Sì dovrebbe. Le donne dovrebbero sempre essere unite nella battaglia per l'affermazione dei loro diritti. Sempre. Quando ci si riesce è una grande cosa. In questa occasione ci siamo riuscite. C'è stata un'interlocuzione importante tra Elly Schlein e Giorgia Meloni che ha consentito ieri sera il voto unanime in commissione Giustizia. Che tutti gli schieramenti abbiano voluto arrivare a questo risultato è stata una prova di maturità e di consapevolezza.

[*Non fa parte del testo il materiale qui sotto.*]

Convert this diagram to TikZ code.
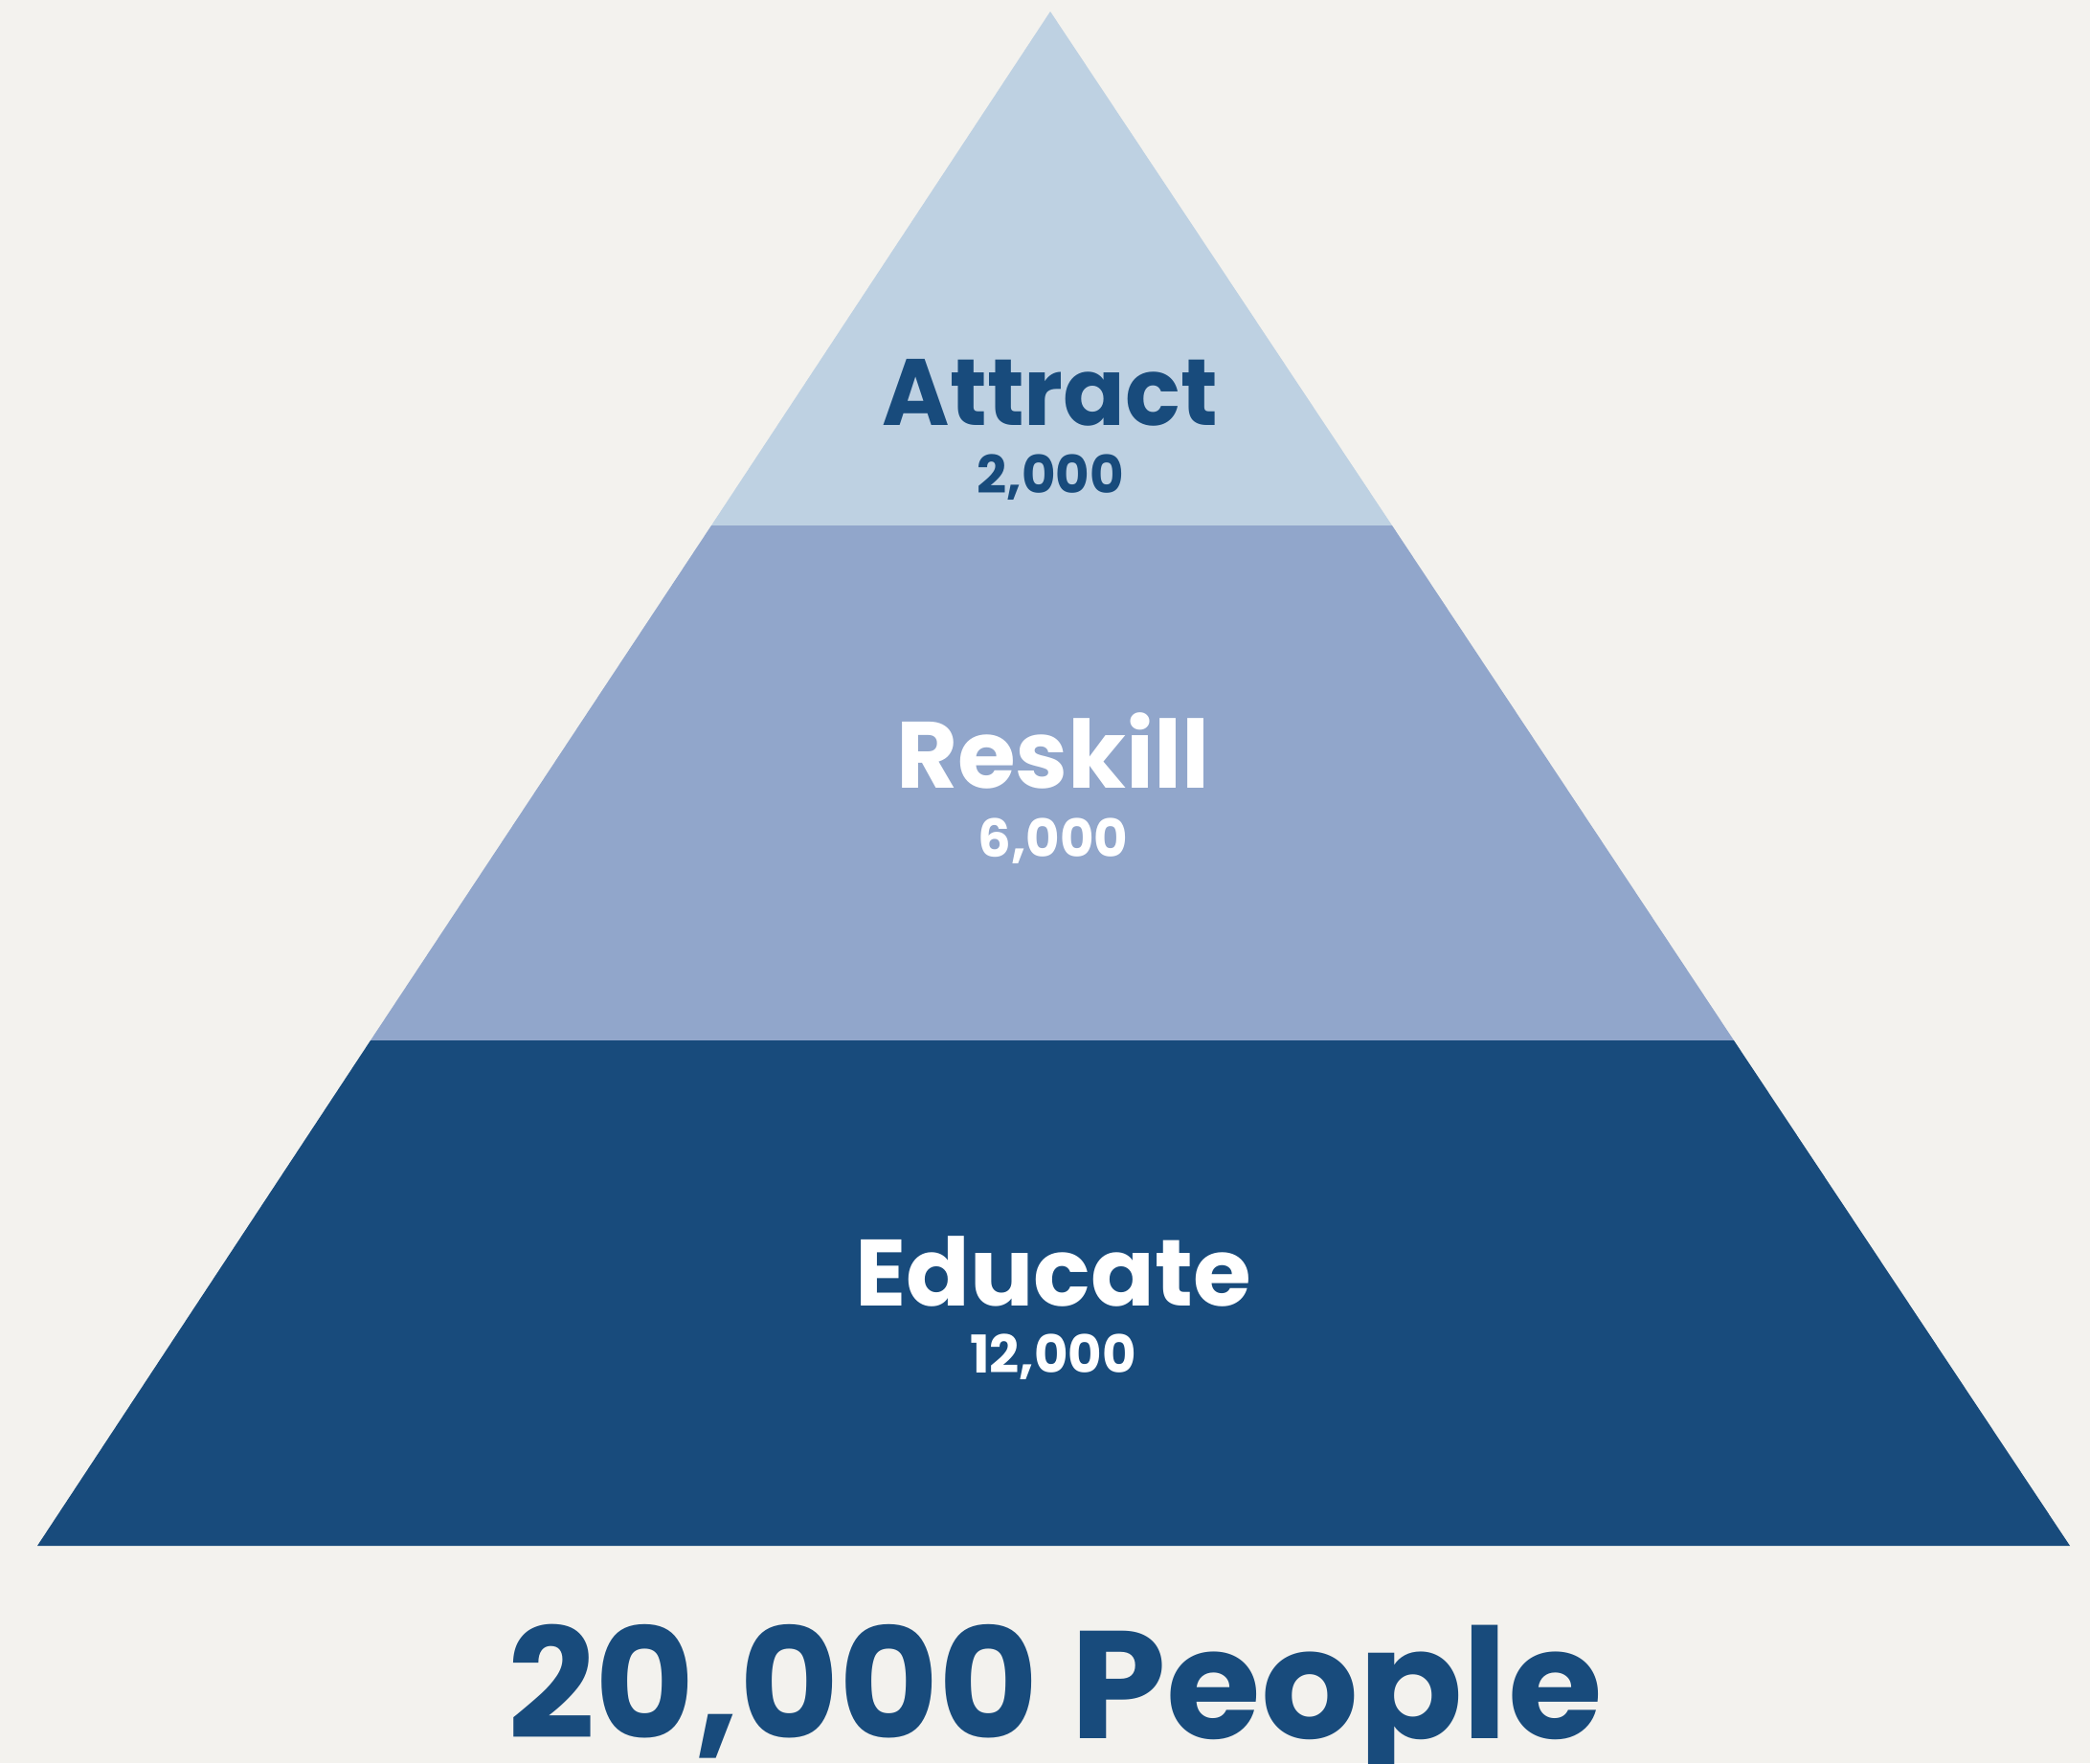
\documentclass[tikz,border=0pt]{standalone}
\usepackage{fontspec}
\setmainfont{Poppins}
\definecolor{bgpaper}{HTML}{F3F2EE}
\definecolor{tierlight}{HTML}{BED1E2}
\definecolor{tiermid}{HTML}{91A6CB}
\definecolor{tierdark}{HTML}{184B7C}

\begin{document}
\begin{tikzpicture}[x=0.01cm,y=-0.01cm,
    tiername/.style={anchor=base,inner sep=0pt,font=\bfseries\fontsize{28}{30}\selectfont},
    tiercount/.style={anchor=base,inner sep=0pt,font=\bfseries\fontsize{15.5}{17}\selectfont}]
  \fill[bgpaper] (0,0) rectangle (2183,1842);
  \useasboundingbox (0,0) rectangle (2183,1842);
  % corners of the tiers
  \coordinate (apex) at (1097,12);
  \coordinate (topl) at (743,549);
  \coordinate (topr) at (1454,549);
  \coordinate (midl) at (387,1087);
  \coordinate (midr) at (1811,1087);
  \coordinate (basel) at (39,1615);
  \coordinate (baser) at (2162,1615);
  \fill[tierlight] (apex) -- (topr) -- (topl) -- cycle;
  \fill[tiermid] (topl) -- (topr) -- (midr) -- (midl) -- cycle;
  \fill[tierdark] (midl) -- (midr) -- (baser) -- (basel) -- cycle;
  % labels
  \node[tiername,text=tierdark,xscale=0.97] (attract) at (1097,444) {Attract};
  \node[tiercount,text=tierdark] (attractnum) at (1097,515) {2,000};
  \node[tiername,text=white] (reskill) at (1100,823) {Reskill};
  \node[tiercount,text=white] (reskillnum) at (1100,895) {6,000};
  \node[tiername,text=white] (educate) at (1100,1364) {Educate};
  \node[tiercount,text=white] (educatenum) at (1100,1434) {12,000};
  \node[anchor=base,inner sep=0pt,text=tierdark,font=\bfseries\fontsize{45.5}{48}\selectfont] (total) at (1102,1816) {20,000 People};
\end{tikzpicture}
\end{document}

Dall’altra parte però, il governo frena sull’educazione sessuo-affettiva nelle scuole, vincolandola al consenso delle famiglie. Negli scorsi Gino Cecchettin ha sottolineato che introdurla già dall’asilo sarebbe un passo importante per favorire un cambiamento culturale necessario. Perché su questo tema invece, il governo si agita? 

Noi su questo stiamo facendo una battaglia perché riteniamo che per arginare la violenza degli uomini sulle donne bisogna iniziare dall'educazione sessuale e affettiva già dalla scuola primaria. Inserire il principio del consenso in una norma come abbiamo fatto ieri è importantissimo. Ma la repressione da sola non basta: va inserita l'educazione sessuo-affettiva nelle scuole fin da i primi anni e il provvedimento Valditara questo lo impedisce.

Quest’anno, stando ai numeri del Viminale, si è registrato un calo dei femminicidi ma i numeri restano alti. Si sta lavorando sul piano normativo, ad esempio con il ddl femminicidio, ma introdurre nuovi reati non basta. Cosa manca?

Manca, appunto, un lavoro culturale nelle scuole, ma il provvedimento Valditara lo ostacola. Noi riteniamo che sia fondamentale la formazione dei bambini e delle bambine, dei ragazzi e delle ragazze non solo nella scuola secondaria. Invece la norma di Valditara la consente solo nella scuola secondaria e solo se c'è il consenso informato dei genitori. Ma la scuola serve proprio per dare a tutti gli stessi strumenti e per fare in modo che ci sia nei ragazzi e nelle ragazze la piena consapevolezza. Perché se i genitori non vogliono informare i figli, a pagarne le conseguenze sono proprio i figli e questo non è giusto.